Two days before, Leland had delivered a sermon to a joint session of Congress in which he had startled his audience by speaking on the text “Behold a greater [one] than Solomon is here,” in a clear reference to Jefferson, who was, after all, a well-known deist who disdained the religious doctrines of most Christian denominations even as he acknowledged a higher power over the affairs of men.

The two men were bound together by a long-standing friendship that had begun with Leland’s forays into Virginia before the Revolution. They found a common cause in the struggle to prevent an official established church - such as the Church of England - from being set over the Colonies. This was a struggle that predated the cause of independence. The Congregationalist establishment in New England barred Baptists like Leland from holding government posts; it restricted their building of churches and made it an offense to conduct their services without licenses.

Elsewhere, believers of other denominations, such as the Presbyterians, were discriminated against by the Church of England establishment in the Southern Colonies. Even in Quaker Pennsylvania, which offered toleration of all religions, tensions were a constant.

Mr. Kidd cites four other points of common cause that bound the early evangelicals and the early drafters of our founding documents on civil rights into a loose but nonetheless effective alliance.

Most obvious was a general agreement with the notion that God was the guarantor of fundamental human rights. This ran head-on into the traditional European notion that God anointed kings to rule over and protect their subjects. But Founders such as Jefferson and John Adams were early advocates of the view that there were “certain unalienable rights” given directly by God to all men equally.

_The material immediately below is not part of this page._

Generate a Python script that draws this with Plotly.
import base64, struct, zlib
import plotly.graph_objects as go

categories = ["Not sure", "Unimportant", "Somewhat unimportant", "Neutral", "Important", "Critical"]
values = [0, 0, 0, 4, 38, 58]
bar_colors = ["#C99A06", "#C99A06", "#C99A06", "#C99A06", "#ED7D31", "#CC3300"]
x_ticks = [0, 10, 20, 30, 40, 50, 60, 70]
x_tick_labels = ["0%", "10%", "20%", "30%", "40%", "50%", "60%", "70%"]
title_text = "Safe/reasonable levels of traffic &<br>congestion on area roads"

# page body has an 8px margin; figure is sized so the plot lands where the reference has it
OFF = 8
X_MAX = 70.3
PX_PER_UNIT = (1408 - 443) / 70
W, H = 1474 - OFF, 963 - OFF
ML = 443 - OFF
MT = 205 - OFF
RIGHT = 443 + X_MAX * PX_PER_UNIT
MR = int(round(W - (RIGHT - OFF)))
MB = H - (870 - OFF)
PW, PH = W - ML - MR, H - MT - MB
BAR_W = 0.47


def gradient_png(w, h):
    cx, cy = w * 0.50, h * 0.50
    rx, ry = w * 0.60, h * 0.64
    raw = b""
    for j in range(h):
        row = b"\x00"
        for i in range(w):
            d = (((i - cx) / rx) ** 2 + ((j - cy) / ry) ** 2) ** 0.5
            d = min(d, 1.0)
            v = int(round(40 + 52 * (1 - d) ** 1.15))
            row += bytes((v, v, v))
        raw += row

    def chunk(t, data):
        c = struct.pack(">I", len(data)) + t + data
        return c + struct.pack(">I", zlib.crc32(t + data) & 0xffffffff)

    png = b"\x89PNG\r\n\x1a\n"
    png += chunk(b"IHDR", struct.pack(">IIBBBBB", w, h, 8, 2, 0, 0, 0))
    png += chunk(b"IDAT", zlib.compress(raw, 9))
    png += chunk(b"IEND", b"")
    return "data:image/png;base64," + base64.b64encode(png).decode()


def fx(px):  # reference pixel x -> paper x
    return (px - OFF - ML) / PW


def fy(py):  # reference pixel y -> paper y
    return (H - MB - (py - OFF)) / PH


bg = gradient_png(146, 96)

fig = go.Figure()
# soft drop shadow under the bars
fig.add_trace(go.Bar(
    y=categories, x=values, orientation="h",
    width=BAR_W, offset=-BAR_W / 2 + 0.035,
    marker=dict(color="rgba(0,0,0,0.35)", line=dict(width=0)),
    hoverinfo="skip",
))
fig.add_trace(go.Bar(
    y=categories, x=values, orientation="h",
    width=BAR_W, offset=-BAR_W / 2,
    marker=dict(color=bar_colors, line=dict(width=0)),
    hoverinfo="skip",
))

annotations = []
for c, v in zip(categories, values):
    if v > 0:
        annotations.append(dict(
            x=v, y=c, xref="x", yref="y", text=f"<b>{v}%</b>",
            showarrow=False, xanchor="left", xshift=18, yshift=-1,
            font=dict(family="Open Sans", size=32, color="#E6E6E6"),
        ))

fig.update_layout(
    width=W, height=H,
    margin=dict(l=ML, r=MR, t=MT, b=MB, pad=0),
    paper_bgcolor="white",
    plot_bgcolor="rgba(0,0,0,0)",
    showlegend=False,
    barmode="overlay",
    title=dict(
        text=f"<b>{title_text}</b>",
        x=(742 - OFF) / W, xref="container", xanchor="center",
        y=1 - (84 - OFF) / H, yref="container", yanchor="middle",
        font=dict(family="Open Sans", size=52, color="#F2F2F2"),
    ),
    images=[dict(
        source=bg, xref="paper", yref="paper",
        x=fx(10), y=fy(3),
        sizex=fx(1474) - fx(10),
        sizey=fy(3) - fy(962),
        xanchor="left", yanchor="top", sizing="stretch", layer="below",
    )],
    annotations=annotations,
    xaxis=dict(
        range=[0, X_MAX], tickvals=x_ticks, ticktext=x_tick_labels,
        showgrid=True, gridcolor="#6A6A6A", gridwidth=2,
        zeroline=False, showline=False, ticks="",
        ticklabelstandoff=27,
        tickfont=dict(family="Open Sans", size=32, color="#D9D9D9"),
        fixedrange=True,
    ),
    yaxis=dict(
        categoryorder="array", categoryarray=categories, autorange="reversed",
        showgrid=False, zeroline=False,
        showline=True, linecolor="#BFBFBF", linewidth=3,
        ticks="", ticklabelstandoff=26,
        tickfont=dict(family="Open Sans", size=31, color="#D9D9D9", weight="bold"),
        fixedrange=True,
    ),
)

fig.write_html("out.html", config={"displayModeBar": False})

Another point of agreement was distrust in government in general. This distrust came out of awareness that men were not angels and that to give one set of men too much power over the rest was risky business. This consensus would inform the rebellion against Parliament but also the outcome of our own constitutional debate later. on

A fourth point Mr. Kidd raises seems to have gone by the wayside. In reaction to the rampant corruption of the parliamentary system of the day and the greed of the Crown, both Founders and evangelicals agreed that government and society as a whole should strive to be virtuous. If people acted selfishly and demanded more than their entitlement, anarchy would lead inevitably to dictatorship.

Finally, both groups agreed that God - or Providence, as Jefferson and Benjamin Franklin would have said - does move through nations. As the countdown to rebellion and separation began in earnest, it followed that patriots and proselytizers alike saw the divine mantle fall about American shoulders. The doctrine of Manifest Destiny that followed was an easy reach at that point.

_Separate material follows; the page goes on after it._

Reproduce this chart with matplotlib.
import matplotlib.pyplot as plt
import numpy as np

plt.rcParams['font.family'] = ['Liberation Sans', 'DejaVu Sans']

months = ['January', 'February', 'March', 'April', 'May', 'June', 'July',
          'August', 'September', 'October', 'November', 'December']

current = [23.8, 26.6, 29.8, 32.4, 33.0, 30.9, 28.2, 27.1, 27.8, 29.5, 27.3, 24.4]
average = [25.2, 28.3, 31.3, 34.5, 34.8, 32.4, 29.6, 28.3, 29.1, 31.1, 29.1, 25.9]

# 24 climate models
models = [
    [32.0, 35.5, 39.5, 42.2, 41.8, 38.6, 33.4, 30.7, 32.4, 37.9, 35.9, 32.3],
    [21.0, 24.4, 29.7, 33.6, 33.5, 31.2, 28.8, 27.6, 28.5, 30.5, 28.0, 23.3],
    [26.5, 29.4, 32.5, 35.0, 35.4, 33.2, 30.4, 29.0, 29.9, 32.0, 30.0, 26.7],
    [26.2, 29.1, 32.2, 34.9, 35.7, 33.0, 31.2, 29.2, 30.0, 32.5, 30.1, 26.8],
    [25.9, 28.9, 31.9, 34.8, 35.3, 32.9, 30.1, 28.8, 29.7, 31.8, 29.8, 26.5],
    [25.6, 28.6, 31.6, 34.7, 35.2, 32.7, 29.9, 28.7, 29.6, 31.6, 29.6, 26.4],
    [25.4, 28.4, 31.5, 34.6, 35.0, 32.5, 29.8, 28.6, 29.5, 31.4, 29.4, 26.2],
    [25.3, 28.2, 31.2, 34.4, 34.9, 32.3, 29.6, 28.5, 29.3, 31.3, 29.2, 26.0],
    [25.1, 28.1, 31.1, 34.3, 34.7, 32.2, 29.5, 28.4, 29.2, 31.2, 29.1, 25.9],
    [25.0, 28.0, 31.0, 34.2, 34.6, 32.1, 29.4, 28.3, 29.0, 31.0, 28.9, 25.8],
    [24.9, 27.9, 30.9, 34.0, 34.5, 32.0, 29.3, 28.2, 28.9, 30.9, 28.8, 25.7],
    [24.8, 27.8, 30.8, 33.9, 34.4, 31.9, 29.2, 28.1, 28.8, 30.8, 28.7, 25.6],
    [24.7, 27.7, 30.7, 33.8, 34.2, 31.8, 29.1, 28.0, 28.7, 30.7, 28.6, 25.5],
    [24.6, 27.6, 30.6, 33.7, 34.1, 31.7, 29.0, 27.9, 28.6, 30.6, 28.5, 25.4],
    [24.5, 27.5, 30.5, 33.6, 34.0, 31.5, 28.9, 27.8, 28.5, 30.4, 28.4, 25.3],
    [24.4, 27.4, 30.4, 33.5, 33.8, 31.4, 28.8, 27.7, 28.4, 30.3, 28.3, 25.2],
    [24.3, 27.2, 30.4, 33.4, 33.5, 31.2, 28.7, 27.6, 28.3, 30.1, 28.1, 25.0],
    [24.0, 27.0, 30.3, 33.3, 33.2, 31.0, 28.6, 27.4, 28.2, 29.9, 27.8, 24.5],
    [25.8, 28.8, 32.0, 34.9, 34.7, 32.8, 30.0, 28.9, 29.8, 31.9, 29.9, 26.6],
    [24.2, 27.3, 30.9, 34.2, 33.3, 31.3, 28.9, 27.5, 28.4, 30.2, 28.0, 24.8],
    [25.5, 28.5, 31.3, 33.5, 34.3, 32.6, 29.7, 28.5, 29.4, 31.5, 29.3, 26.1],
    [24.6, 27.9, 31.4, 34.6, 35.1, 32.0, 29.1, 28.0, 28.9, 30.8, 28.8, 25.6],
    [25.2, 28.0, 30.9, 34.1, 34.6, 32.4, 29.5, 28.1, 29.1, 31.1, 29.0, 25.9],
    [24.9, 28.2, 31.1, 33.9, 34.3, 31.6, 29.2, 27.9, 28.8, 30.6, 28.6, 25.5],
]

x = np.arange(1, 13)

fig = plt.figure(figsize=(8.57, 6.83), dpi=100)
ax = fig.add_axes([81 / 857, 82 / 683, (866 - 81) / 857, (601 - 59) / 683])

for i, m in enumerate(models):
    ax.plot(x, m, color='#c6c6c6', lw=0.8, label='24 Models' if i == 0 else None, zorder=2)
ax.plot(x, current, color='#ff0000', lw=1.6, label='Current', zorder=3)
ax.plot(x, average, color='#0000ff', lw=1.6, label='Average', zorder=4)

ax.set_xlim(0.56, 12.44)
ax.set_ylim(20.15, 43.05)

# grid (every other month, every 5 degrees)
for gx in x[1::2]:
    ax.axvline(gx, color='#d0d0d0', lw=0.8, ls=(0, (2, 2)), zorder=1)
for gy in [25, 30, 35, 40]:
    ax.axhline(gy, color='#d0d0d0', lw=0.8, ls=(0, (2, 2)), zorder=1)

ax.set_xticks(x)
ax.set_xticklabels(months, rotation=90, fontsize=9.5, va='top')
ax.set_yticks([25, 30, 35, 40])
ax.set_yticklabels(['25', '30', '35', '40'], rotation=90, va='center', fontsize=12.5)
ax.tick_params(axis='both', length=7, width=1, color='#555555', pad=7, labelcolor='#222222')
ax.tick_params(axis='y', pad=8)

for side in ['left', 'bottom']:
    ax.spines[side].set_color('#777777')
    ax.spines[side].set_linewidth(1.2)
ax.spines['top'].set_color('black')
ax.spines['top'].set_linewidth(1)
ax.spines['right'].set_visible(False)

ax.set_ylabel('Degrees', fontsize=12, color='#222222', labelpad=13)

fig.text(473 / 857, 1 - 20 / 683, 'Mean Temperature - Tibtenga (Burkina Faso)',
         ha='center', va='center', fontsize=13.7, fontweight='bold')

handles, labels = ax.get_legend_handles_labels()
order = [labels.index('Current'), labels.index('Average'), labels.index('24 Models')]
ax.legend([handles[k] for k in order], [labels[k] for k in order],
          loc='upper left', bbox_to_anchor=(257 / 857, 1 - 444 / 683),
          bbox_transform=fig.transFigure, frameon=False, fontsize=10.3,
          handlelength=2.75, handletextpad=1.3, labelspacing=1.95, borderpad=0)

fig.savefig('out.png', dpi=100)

One of the times when Mr. Kidd reaches just a bit too far is when he tries toward the end of the book to conflate the radical evangelists of the 1700s and their liberation theology with today’s genre of conservative churchmen whose preoccupation seems centered on limiting full membership in our society to groups judged to be morally unfit. Still, it’s a story that is worth considering and one that the author tells in a highly readable fashion.